[Written request] Wherever the string "with" appears in the listing, copy that line.
□ □ □
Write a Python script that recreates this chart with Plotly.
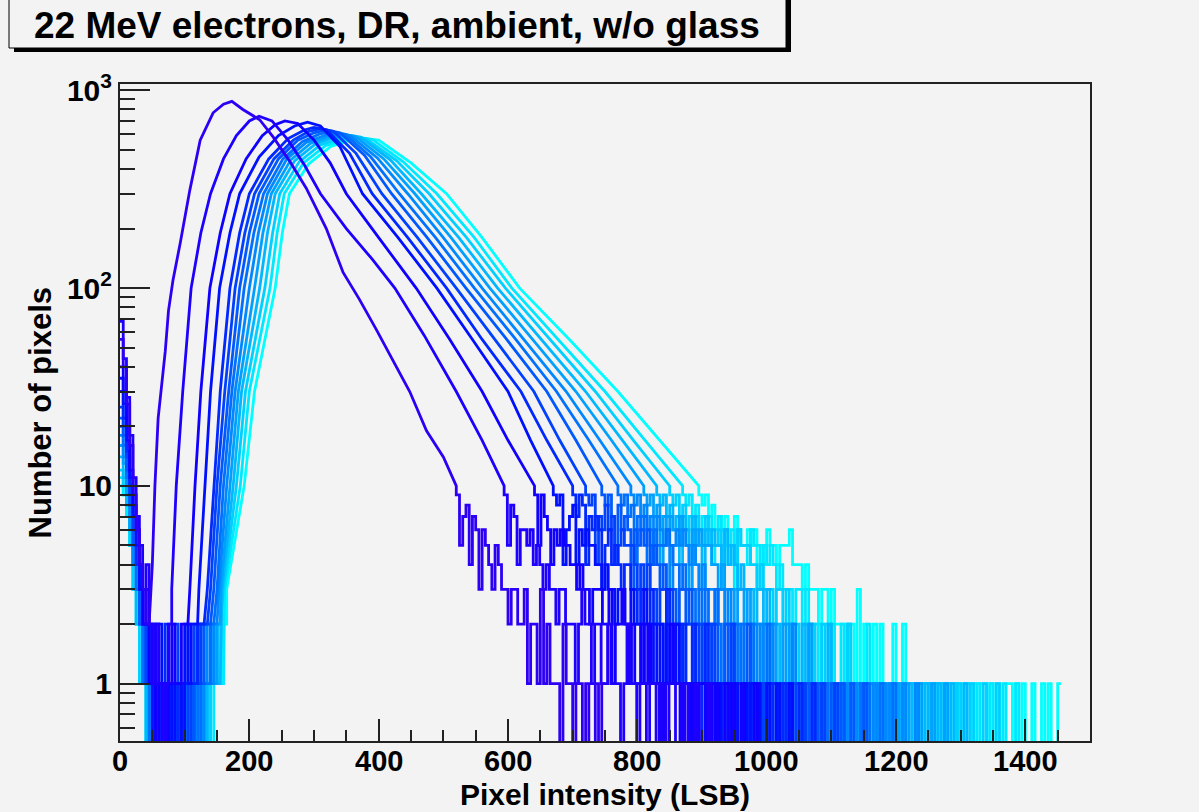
import plotly.graph_objects as go

# ---------------- data ----------------
BIN = 5  # LSB per histogram bin in low-count regions

x_tick_vals = [0, 200, 400, 600, 800, 1000, 1200, 1400]
y_tick_vals = [1, 10, 100, 1000]
y_tick_text = ["1", "10", "10<sup>2</sup>", "10<sup>3</sup>"]

series_colors = ["#2d00f5", "#1e00ff", "#1000ff", "#0010ff", "#0028ff", "#0040ff", "#0058ff",
                 "#0070ff", "#0088ff", "#00a0ff", "#00b8ff", "#00d0ff", "#00e8ff", "#00ffff"]

# low-count head of each histogram (5-LSB bins from 0)
s1_head = [55, 40, 26, 16, 9, 6, 4, 3, 2]
s2_head = [68, 44, 28, 18, 11, 7, 5, 3, 4, 2, 1, 2, 1, 0, 1, 2]
s3_head = [40, 30, 20, 12, 8, 6, 4, 2, 3, 1, 2, 0, 1, 1, 0, 1, 2, 1, 1, 2, 2]
s4_head = [35, 26, 17, 11, 7, 5, 3, 3, 2, 1, 0, 1, 2, 0, 1, 1, 0, 1, 1, 0, 2, 1, 2, 2]
s5_head = [30, 22, 15, 10, 7, 4, 3, 2, 2, 1, 1, 0, 1, 0, 2, 1, 0, 1, 0, 1, 1, 2, 1, 1, 2, 2]
s6_head = [25, 20, 14, 9, 6, 4, 3, 2, 1, 2, 0, 1, 1, 0, 1, 0, 1, 2, 0, 1, 1, 0, 1, 2, 1, 2, 2]
s7_head = [22, 18, 12, 8, 5, 4, 2, 2, 1, 1, 0, 2, 0, 1, 0, 1, 1, 0, 1, 0, 1, 1, 0, 1, 2, 1, 2, 2]
s8_head = [20, 16, 11, 8, 5, 3, 3, 1, 2, 0, 1, 1, 0, 1, 0, 0, 1, 1, 0, 1, 0, 1, 1, 1, 0, 2, 1, 1, 2]
s9_head = [18, 14, 10, 7, 4, 3, 2, 2, 1, 0, 1, 0, 1, 1, 0, 1, 0, 1, 0, 0, 1, 1, 0, 1, 1, 0, 1, 2, 1, 2]
s10_head = [16, 13, 9, 6, 4, 3, 2, 1, 1, 1, 0, 1, 0, 0, 1, 0, 1, 1, 0, 1, 0, 1, 0, 1, 1, 0, 1, 1, 2, 1, 2]
s11_head = [14, 11, 8, 6, 4, 2, 2, 1, 0, 1, 1, 0, 1, 0, 1, 0, 0, 1, 1, 0, 1, 0, 1, 1, 0, 1, 0, 1, 1, 2, 1]
s12_head = [12, 10, 8, 5, 3, 3, 1, 2, 1, 0, 1, 0, 0, 1, 1, 0, 1, 0, 1, 0, 1, 1, 0, 1, 0, 1, 1, 0, 1, 1, 2]
s13_head = [11, 9, 7, 5, 3, 2, 2, 1, 1, 0, 1, 1, 0, 1, 0, 1, 0, 1, 0, 1, 1, 0, 0, 1, 1, 0, 1, 1, 0, 1, 2, 1]
s14_head = [10, 9, 7, 5, 3, 2, 1, 1, 0, 1, 0, 1, 1, 0, 1, 0, 1, 0, 0, 1, 1, 0, 1, 0, 1, 1, 0, 1, 1, 1, 2, 1, 2]

# main body (pixel intensity, number of pixels)
s1_x = [50, 54, 59, 65, 70, 75, 82, 93, 108, 124, 144, 160, 173, 190, 216, 237, 262, 288, 319, 345, 370, 396, 420, 448, 474, 500, 520]
s1_y = [4, 10, 22, 33, 48, 77, 110, 168, 313, 560, 770, 850, 880, 800, 710, 580, 440, 320, 200, 120, 88, 62, 44, 30, 19, 14, 10]
s2_x = [80, 87, 97, 110, 125, 140, 160, 180, 200, 215, 235, 260, 285, 310, 350, 390, 425, 470, 520, 560, 594]
s2_y = [3, 10, 30, 100, 190, 300, 450, 590, 700, 740, 700, 560, 420, 300, 200, 140, 100, 58, 30, 17, 10]
s3_x = [108, 116, 125, 139, 155, 170, 195, 220, 240, 255, 275, 300, 325, 350, 400, 458, 510, 560, 600, 641]
s3_y = [3, 10, 30, 100, 190, 300, 450, 590, 670, 700, 680, 560, 430, 300, 180, 100, 55, 30, 17, 10]
s4_x = [122, 131, 140, 154, 170, 185, 215, 245, 270, 290, 310, 340, 375, 430, 490, 545, 600, 635, 670]
s4_y = [3, 10, 30, 100, 190, 300, 460, 590, 660, 690, 660, 520, 300, 180, 100, 55, 30, 17, 10]
s5_x = [135, 145, 155, 170, 185, 200, 230, 260, 285, 300, 320, 355, 390, 445, 505, 560, 620, 660, 700]
s5_y = [3, 10, 30, 100, 190, 300, 450, 570, 630, 650, 630, 480, 300, 180, 100, 55, 30, 17, 10]
s6_x = [140, 150, 162, 178, 193, 208, 238, 268, 292, 310, 330, 365, 405, 460, 520, 580, 640, 680, 720]
s6_y = [3, 10, 30, 100, 190, 300, 450, 560, 620, 640, 620, 480, 300, 180, 100, 55, 30, 17, 10]
s7_x = [145, 155, 168, 185, 200, 215, 245, 275, 300, 318, 340, 378, 420, 475, 535, 598, 660, 705, 745]
s7_y = [3, 10, 30, 100, 190, 300, 450, 560, 610, 630, 610, 470, 300, 180, 100, 55, 30, 17, 10]
s8_x = [150, 160, 173, 192, 207, 222, 252, 282, 308, 326, 348, 388, 432, 488, 548, 612, 675, 725, 770]
s8_y = [3, 10, 30, 100, 190, 300, 450, 550, 600, 620, 600, 460, 300, 180, 100, 55, 30, 17, 10]
s9_x = [153, 165, 178, 200, 214, 228, 258, 288, 316, 334, 356, 398, 445, 500, 560, 625, 690, 742, 790]
s9_y = [3, 10, 30, 100, 190, 300, 450, 545, 590, 610, 590, 455, 300, 180, 100, 55, 30, 17, 10]
s10_x = [156, 170, 183, 208, 221, 234, 264, 295, 324, 342, 364, 408, 456, 512, 572, 638, 705, 760, 810]
s10_y = [3, 10, 30, 100, 190, 300, 445, 540, 585, 600, 585, 450, 300, 180, 100, 55, 30, 17, 10]
s11_x = [158, 175, 188, 216, 228, 240, 270, 302, 332, 350, 372, 418, 466, 524, 584, 652, 720, 777, 830]
s11_y = [3, 10, 30, 100, 190, 300, 440, 535, 580, 595, 580, 445, 300, 180, 100, 55, 30, 17, 10]
s12_x = [160, 180, 194, 224, 236, 247, 277, 310, 340, 358, 380, 428, 478, 536, 596, 665, 735, 794, 850]
s12_y = [3, 10, 30, 100, 190, 300, 435, 530, 570, 585, 570, 440, 300, 180, 100, 55, 30, 17, 10]
s13_x = [162, 186, 200, 232, 243, 254, 284, 318, 348, 366, 390, 438, 490, 548, 606, 678, 750, 812, 870]
s13_y = [3, 10, 30, 100, 190, 300, 430, 525, 565, 580, 565, 435, 300, 180, 100, 55, 30, 17, 10]
s14_x = [165, 192, 208, 240, 251, 262, 292, 326, 356, 375, 400, 450, 505, 560, 618, 695, 770, 835, 895]
s14_y = [3, 10, 30, 100, 190, 300, 425, 520, 560, 570, 560, 430, 300, 180, 100, 55, 30, 17, 10]

# low-count tails (5-LSB bins, one digit per bin, starting at the last body point)
s1_tail = "9578476365" + "435433233223122131211102110110100101"
s2_tail = "958746656" + "45434332332221232212211211101211011011010100110100100010"
s3_tail = "9597646565" + "5443433233322312232121121211101121101101011010100101001000100"
s4_tail = "989467846565" + "544343323322322132121212112111011110110101101001010100100100010"
s5_tail = "979847676356" + "45434433232232221312212112110211101101101010110010100101001000100"
s6_tail = "98947686745655" + "5434343323323222122121211211101211101101010110101001010010010001000"
s7_tail = "989748676365656" + "454343332332322212212112121101211101101101010110100101001001001000100"
s8_tail = "9897847674565556" + "54434333232322321221212112111021110110110101011010010100100101000100010"
s9_tail = "989786747656356565" + "4543433323323222122121211211110121101101101010110100101001001010001000100"
s10_tail = "98978476765765365655" + "544343332332322212212112121110121101101101011010100101001010010001000100010"
s11_tail = "9897867476576536565546" + "45434333233232221221211212111012110110110101101010010100101001000100010001000"
s12_tail = "989786747657655636554655" + "5443433323323222122121121211101211011011010110101001010010100100010001000100010"
s13_tail = "98978676745765563655465545" + "454343332332322212212112121110121101101101011010100101001010010001000100010001000"
s14_tail = "98978676745765565635465545556" + "44434333233232221221312112121112112111011110111011010110101101010011010100100101001"

heads = [s1_head, s2_head, s3_head, s4_head, s5_head, s6_head, s7_head,
         s8_head, s9_head, s10_head, s11_head, s12_head, s13_head, s14_head]
bodies_x = [s1_x, s2_x, s3_x, s4_x, s5_x, s6_x, s7_x, s8_x, s9_x, s10_x, s11_x, s12_x, s13_x, s14_x]
bodies_y = [s1_y, s2_y, s3_y, s4_y, s5_y, s6_y, s7_y, s8_y, s9_y, s10_y, s11_y, s12_y, s13_y, s14_y]
tails = [s1_tail, s2_tail, s3_tail, s4_tail, s5_tail, s6_tail, s7_tail,
         s8_tail, s9_tail, s10_tail, s11_tail, s12_tail, s13_tail, s14_tail]

# ---------------- figure ----------------
ZERO_DRAW = 0.3  # empty bins are drawn down to (below) the axis floor like ROOT does
BG = "#f3f3f3"
FONT = "Liberation Sans, Arial, Helvetica, sans-serif"
W, H = 1199, 812
ML, MR, MT, MB = 120, 109, 84, 71


def vis(c):
    return c if c > 0 else ZERO_DRAW


def build(head, bx, by, tail):
    xs, ys = [], []
    for i, c in enumerate(head):
        xs += [i * BIN, (i + 1) * BIN]
        ys += [vis(c), vis(c)]
    xs += list(bx)
    ys += list(by)
    start = bx[-1]
    for i, ch in enumerate(tail):
        c = int(ch)
        xs += [start + i * BIN, start + (i + 1) * BIN]
        ys += [vis(c), vis(c)]
    return xs, ys


fig = go.Figure()
order = list(range(len(heads)))[::-1]  # light (cyan) first, dark blue on top
for k in order:
    xs, ys = build(heads[k], bodies_x[k], bodies_y[k], tails[k])
    fig.add_trace(go.Scatter(x=xs, y=ys, mode="lines",
                             line=dict(color=series_colors[k], width=2.8),
                             hoverinfo="skip", showlegend=False))

pw, ph = W - ML - MR, H - MT - MB


def px_x(p):
    return (p - ML) / pw


def px_y(p):
    return (H - MB - p) / ph


# title pave with ROOT-like shadow
fig.add_shape(type="rect", xref="paper", yref="paper", x0=px_x(14), x1=px_x(791), y0=px_y(52), y1=px_y(-6),
              fillcolor="black", line=dict(width=0), layer="above")
fig.add_shape(type="rect", xref="paper", yref="paper", x0=px_x(9), x1=px_x(786), y0=px_y(48), y1=px_y(-6),
              fillcolor=BG, line=dict(color="black", width=1), layer="above")
fig.add_annotation(text="22 MeV electrons, DR, ambient, w/o glass", xref="paper", yref="paper",
                   x=px_x(397), y=px_y(26), xanchor="center", yanchor="middle", showarrow=False,
                   font=dict(family=FONT, size=37, color="black", weight="bold"))
fig.add_annotation(text="Pixel intensity (LSB)", xref="paper", yref="paper",
                   x=0.5, y=0, xanchor="center", yanchor="middle", yshift=-53, showarrow=False,
                   font=dict(family=FONT, size=30, color="black", weight="bold"))
fig.add_annotation(text="Number of pixels", xref="paper", yref="paper",
                   x=0, y=0.5, xanchor="center", yanchor="middle", xshift=-80, textangle=-90, showarrow=False,
                   font=dict(family=FONT, size=31, color="black", weight="bold"))
# x tick labels, placed at the axis values just under the frame
for v in x_tick_vals:
    fig.add_annotation(text=str(v), xref="x", yref="paper", x=v, y=0, xanchor="center", yanchor="top",
                       yshift=-2, showarrow=False,
                       font=dict(family=FONT, size=29, color="black", weight="bold"))

fig.update_layout(
    width=W, height=H,
    margin=dict(l=ML, r=MR, t=MT, b=MB),
    paper_bgcolor=BG, plot_bgcolor=BG,
    showlegend=False,
    xaxis=dict(range=[0, 1500], tickvals=x_tick_vals, showticklabels=False,
               ticks="inside", ticklen=22, tickwidth=2,
               tickcolor="#222", showline=True, linecolor="#222", linewidth=2, mirror=True,
               showgrid=False, zeroline=False,
               minor=dict(ticks="inside", ticklen=11, tickwidth=2, tickcolor="#222", dtick=50, showgrid=False)),
    yaxis=dict(type="log", range=[-0.29, 3.032], tickvals=y_tick_vals, ticktext=y_tick_text,
               ticks="inside", ticklen=30, tickwidth=2, tickcolor="#222",
               showline=True, linecolor="#222", linewidth=2, mirror=True,
               showgrid=False, zeroline=False,
               tickfont=dict(family=FONT, size=30, color="black", weight="bold"),
               minor=dict(ticks="inside", ticklen=15, tickwidth=2, tickcolor="#222", dtick="D1", showgrid=False)),
)

fig.write_html("out.html", config={"displayModeBar": False},
               post_script="document.body.style.margin='0';")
□ □ □
[Right answer]
Write a Python script that recreates this chart with Plotly.
# title pave with ROOT-like shadow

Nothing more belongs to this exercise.